While postmortem studies and animal research are important, Stockmeier has also done
neuro-imaging studies using MRI and PET scanning with live patients. This allows the
researchers to compare brains of family members who don't have symptoms of depression with
brain tissue from those who did.
Since moving to Jackson, Mississippi, two years ago, Stockmeier has maintained his
relationship with the coroner's office in Cleveland and continues to study the brain tissue from
people who took their lives. He says the most difficult part of the job is making the call to family
members to get permission to do research.
Most family members, though it may be painful, are willing to help Stockmeier because
they understand his ultimate goal: to find a better medication that will treat the brain
abnormalities that contribute to these diseases.

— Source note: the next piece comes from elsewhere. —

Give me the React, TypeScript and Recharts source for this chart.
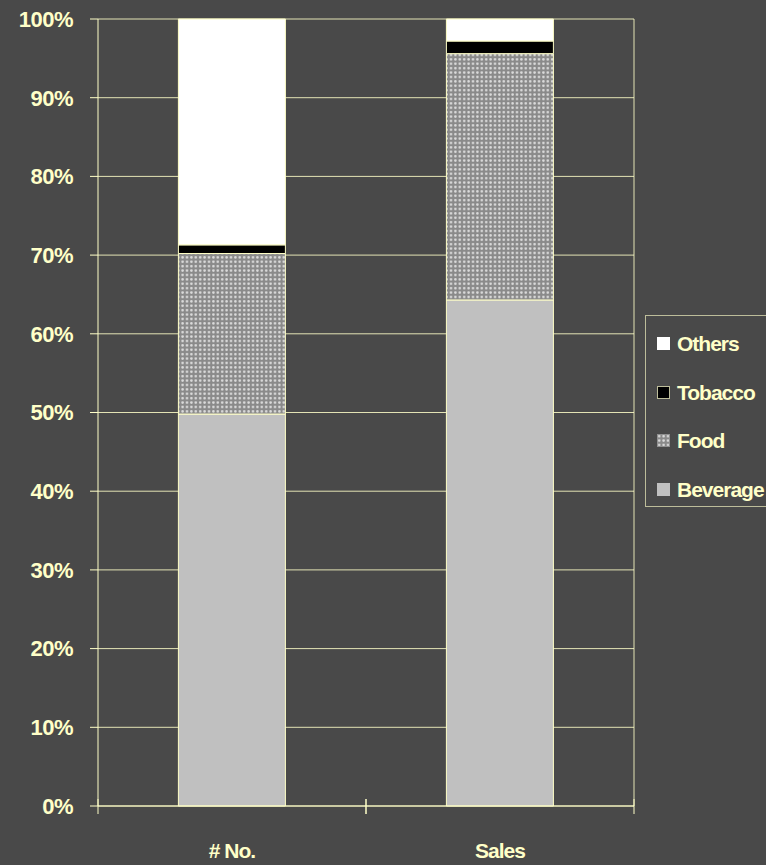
import React from 'react';
import { BarChart, Bar, XAxis, YAxis, CartesianGrid, Legend } from 'recharts';

const categories = ['# No.', 'Sales'];
const beverage = [49.8, 64.3];
const food = [20.4, 31.3];
const tobacco = [1.1, 1.6];
const others = [28.7, 2.8];
const yTicks = [0, 10, 20, 30, 40, 50, 60, 70, 80, 90, 100];

const data = categories.map((c, i) => ({
  name: c,
  Beverage: beverage[i],
  Food: food[i],
  Tobacco: tobacco[i],
  Others: others[i],
}));

const CREAM = '#ffffc8';
const BG = '#494949';
const FONT = '"Liberation Sans", Arial, sans-serif';

const legendItems = [
  { name: 'Others', fill: '#ffffff', stroke: '#ffffff' },
  { name: 'Tobacco', fill: '#000000', stroke: '#bdbd9a' },
  { name: 'Food', fill: 'food', stroke: '#909090' },
  { name: 'Beverage', fill: '#c0c0c0', stroke: '#c0c0c0' },
];

const XTick = (props: any) => {
  const { x, y, payload, width, visibleTicksCount } = props;
  const band = width / (visibleTicksCount || 2);
  return (
    <g>
      <line x1={x - band / 2} x2={x - band / 2} y1={y - 15} y2={y} stroke={CREAM} />
      <line x1={x + band / 2} x2={x + band / 2} y1={y - 15} y2={y} stroke={CREAM} />
      <text
        x={x}
        y={y + 38}
        textAnchor="middle"
        dominantBaseline="middle"
        fill={CREAM}
        fontFamily={FONT}
        fontWeight="bold"
        fontSize={21}
        letterSpacing={-1}
      >
        {payload.value}
      </text>
    </g>
  );
};

const LegendContent = () => (
  <div
    style={{
      position: 'absolute',
      left: 645,
      top: 315,
      width: 140,
      height: 192,
      border: '1.5px solid #bdbd9a',
      boxSizing: 'border-box',
      fontFamily: FONT,
      fontWeight: 'bold',
      fontSize: 21,
      letterSpacing: -1,
      color: CREAM,
    }}
  >
    {legendItems.map((it, i) => (
      <div
        key={it.name}
        style={{ position: 'absolute', left: 11, top: 16 + i * 48.7, height: 24, display: 'flex', alignItems: 'center' }}
      >
        <svg width={14} height={14} style={{ marginRight: 6 }}>
          <defs>
            <pattern id={`lp${i}`} patternUnits="userSpaceOnUse" width={4.4} height={4.4}>
              <rect width={4.4} height={4.4} fill="#8a8a8a" />
              <circle cx={2.2} cy={2.2} r={1.3} fill="#dcdcdc" />
            </pattern>
          </defs>
          <rect
            x={0.5}
            y={0.5}
            width={12}
            height={12}
            fill={it.fill === 'food' ? `url(#lp${i})` : it.fill}
            stroke={it.stroke}
          />
        </svg>
        <span>{it.name}</span>
      </div>
    ))}
  </div>
);

export default function App() {
  return (
    <div style={{ position: 'absolute', left: 0, top: 0, width: 766, height: 865, background: BG, overflow: 'hidden' }}>
      <BarChart
        width={766}
        height={865}
        data={data}
        margin={{ top: 19, right: 132, bottom: 0, left: 0 }}
        barCategoryGap="30%"
      >
        <defs>
          <pattern id="foodPat" patternUnits="userSpaceOnUse" width={4.4} height={4.4}>
            <rect width={4.4} height={4.4} fill="#8a8a8a" />
            <circle cx={2.2} cy={2.2} r={1.3} fill="#dcdcdc" />
          </pattern>
        </defs>
        <CartesianGrid
          stroke={CREAM}
          strokeOpacity={0.85}
          verticalCoordinatesGenerator={({ offset }: any) => [offset.left + offset.width]}
        />
        <XAxis
          dataKey="name"
          height={59}
          axisLine={{ stroke: CREAM }}
          tickLine={false}
          tick={<XTick />}
          interval={0}
        />
        <YAxis
          width={98}
          domain={[0, 100]}
          ticks={yTicks}
          tickSize={8}
          tickMargin={17}
          axisLine={{ stroke: CREAM }}
          tickLine={{ stroke: CREAM }}
          tickFormatter={(v: number) => `${v}%`}
          tick={{ fill: CREAM, fontFamily: FONT, fontWeight: 'bold', fontSize: 22, letterSpacing: -0.5 }}
          interval={0}
        />
        <Legend content={<LegendContent />} wrapperStyle={{ left: 0, top: 0, width: 0, height: 0 }} />
        <Bar dataKey="Beverage" stackId="a" fill="#c0c0c0" stroke={CREAM} strokeWidth={1} isAnimationActive={false} />
        <Bar dataKey="Food" stackId="a" fill="url(#foodPat)" stroke={CREAM} strokeWidth={1} isAnimationActive={false} />
        <Bar dataKey="Tobacco" stackId="a" fill="#000000" stroke={CREAM} strokeWidth={1} isAnimationActive={false} />
        <Bar dataKey="Others" stackId="a" fill="#ffffff" stroke={CREAM} strokeWidth={1} isAnimationActive={false} />
      </BarChart>
    </div>
  );
}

When he talks to them, he asks them questions about the deceased to make sure they meet
the criteria for depression, bipolar disorder, schizophrenia, or alcoholism. He also reviews
medical records, but he has found that many people with these disorders don't seek treatment,
and usually family members can provide a better picture of their mental health than medical
records.
Stockmeier says one of his goals is to help remove the stigma of mental illness, since
many people are still unwilling to acknowledge or talk about depression.
Often families suppress or hide symptoms until it can no longer be denied, he says.

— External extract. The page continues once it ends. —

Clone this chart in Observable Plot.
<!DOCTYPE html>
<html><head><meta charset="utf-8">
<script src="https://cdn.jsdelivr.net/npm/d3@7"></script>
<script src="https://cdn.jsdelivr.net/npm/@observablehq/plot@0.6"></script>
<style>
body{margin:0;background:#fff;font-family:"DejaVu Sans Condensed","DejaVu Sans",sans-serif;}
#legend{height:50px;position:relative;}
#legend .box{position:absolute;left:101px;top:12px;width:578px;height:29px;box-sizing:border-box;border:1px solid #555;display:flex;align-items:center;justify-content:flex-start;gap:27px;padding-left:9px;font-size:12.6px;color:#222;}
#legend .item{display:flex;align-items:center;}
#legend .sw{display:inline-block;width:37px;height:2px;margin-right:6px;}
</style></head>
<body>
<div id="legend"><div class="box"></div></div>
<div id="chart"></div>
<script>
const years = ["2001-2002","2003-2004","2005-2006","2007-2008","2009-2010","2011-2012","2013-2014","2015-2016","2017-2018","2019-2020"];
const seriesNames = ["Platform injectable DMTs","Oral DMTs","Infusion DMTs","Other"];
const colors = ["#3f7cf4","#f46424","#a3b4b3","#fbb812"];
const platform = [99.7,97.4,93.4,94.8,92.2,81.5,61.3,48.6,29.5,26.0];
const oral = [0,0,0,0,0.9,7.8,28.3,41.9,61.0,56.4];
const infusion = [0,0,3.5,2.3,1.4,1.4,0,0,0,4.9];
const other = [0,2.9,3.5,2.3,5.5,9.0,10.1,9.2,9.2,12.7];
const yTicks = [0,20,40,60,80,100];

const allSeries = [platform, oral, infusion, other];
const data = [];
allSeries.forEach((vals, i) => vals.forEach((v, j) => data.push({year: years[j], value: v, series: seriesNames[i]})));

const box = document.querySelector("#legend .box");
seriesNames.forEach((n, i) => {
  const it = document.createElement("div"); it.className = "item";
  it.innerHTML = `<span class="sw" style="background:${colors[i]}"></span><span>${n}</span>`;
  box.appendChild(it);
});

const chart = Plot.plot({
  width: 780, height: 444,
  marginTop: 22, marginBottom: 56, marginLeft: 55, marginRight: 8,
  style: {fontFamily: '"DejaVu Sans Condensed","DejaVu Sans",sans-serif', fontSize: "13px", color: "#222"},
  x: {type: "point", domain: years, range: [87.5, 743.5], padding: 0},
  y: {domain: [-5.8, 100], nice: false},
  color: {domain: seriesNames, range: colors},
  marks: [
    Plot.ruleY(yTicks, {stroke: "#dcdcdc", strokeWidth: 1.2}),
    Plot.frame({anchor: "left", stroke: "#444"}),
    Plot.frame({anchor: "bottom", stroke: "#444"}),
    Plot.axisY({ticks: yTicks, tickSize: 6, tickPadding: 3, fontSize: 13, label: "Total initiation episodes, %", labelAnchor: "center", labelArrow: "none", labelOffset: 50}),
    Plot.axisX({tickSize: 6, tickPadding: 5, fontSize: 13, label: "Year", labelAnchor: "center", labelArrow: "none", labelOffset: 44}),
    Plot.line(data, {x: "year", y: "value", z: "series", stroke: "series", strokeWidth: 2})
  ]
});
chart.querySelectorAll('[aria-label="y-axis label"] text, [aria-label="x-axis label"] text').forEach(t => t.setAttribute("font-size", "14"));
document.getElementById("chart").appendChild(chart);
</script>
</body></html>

Eventually they have to acknowledge it when there is a suicide attempt or obvious bizarre
behavior.
And acknowledging a problem is the first step toward getting better, Stockmeier says.
The stigma, rejection, fear, and guilt that often accompanies psychiatric illness and
suicidality can be healed by the gracious love of our Savior, just as the illnesses themselves are
beginning to yield to appropriate medications and counseling therapy, he says. There is so
much work to be done. Thankfully we have finally begun to talk more openly about mental
illness and our responsibility as Christians.
Stockmeier, who majored in biology at Dordt, says Professors Mennenga and Vander
Zee, who he describes as his mentors, had a big impact on his decision to pursue a career in
science.
They introduced me to form and function in God's biological world, and I'm still moved
by the beauty of His design at every level, he says.
But, he says, it was more than just two influential faculty members: Dordt educated him
as an entire person.
I went to Dordt to have my eyes opened - not just in biology, my major, but in things
like literature and history and theology, he says. Dordt gave me not so much specific
knowledge but rather the tools to start examining the world around me and my responsibility to
God.
Stockmeier continued his studies, doing graduate work at the University of Arizona in
Tucson. While there, he became fascinated with the neurosciences and did brain research on rats
to see how changes in the pineal gland affect epilepsy. His postdoctorate work at Georgetown
University had a pharmacological focus, looking at the effect anti depressant drugs have on the
brain. From there he began to focus his work on depression and suicide.
In my work, my desire is to better understand the consequences of our brokenness after
the fall, and to work at restoration, Stockmeier says. After spending several years in the
relative safety of the lab, where he designed experiments, shook test tubes, and graphed data,
Stockmeier decided it was important for him to also interact with the families of suicide victims.
Though it has been the most difficult part of his work, it has also been rewarding.
It has been a great privilege and humbling experience to share in the pain and the hope
of those touched by mental illness and suicide, he says. That connection to the deepest
examples of human pain and suffering, both in the lives of the families as well as their deceased
loved ones, is a significant personal motivation to claim this broken part of God's creation and to
work toward the healing of body and soul that only Jesus Christ can give.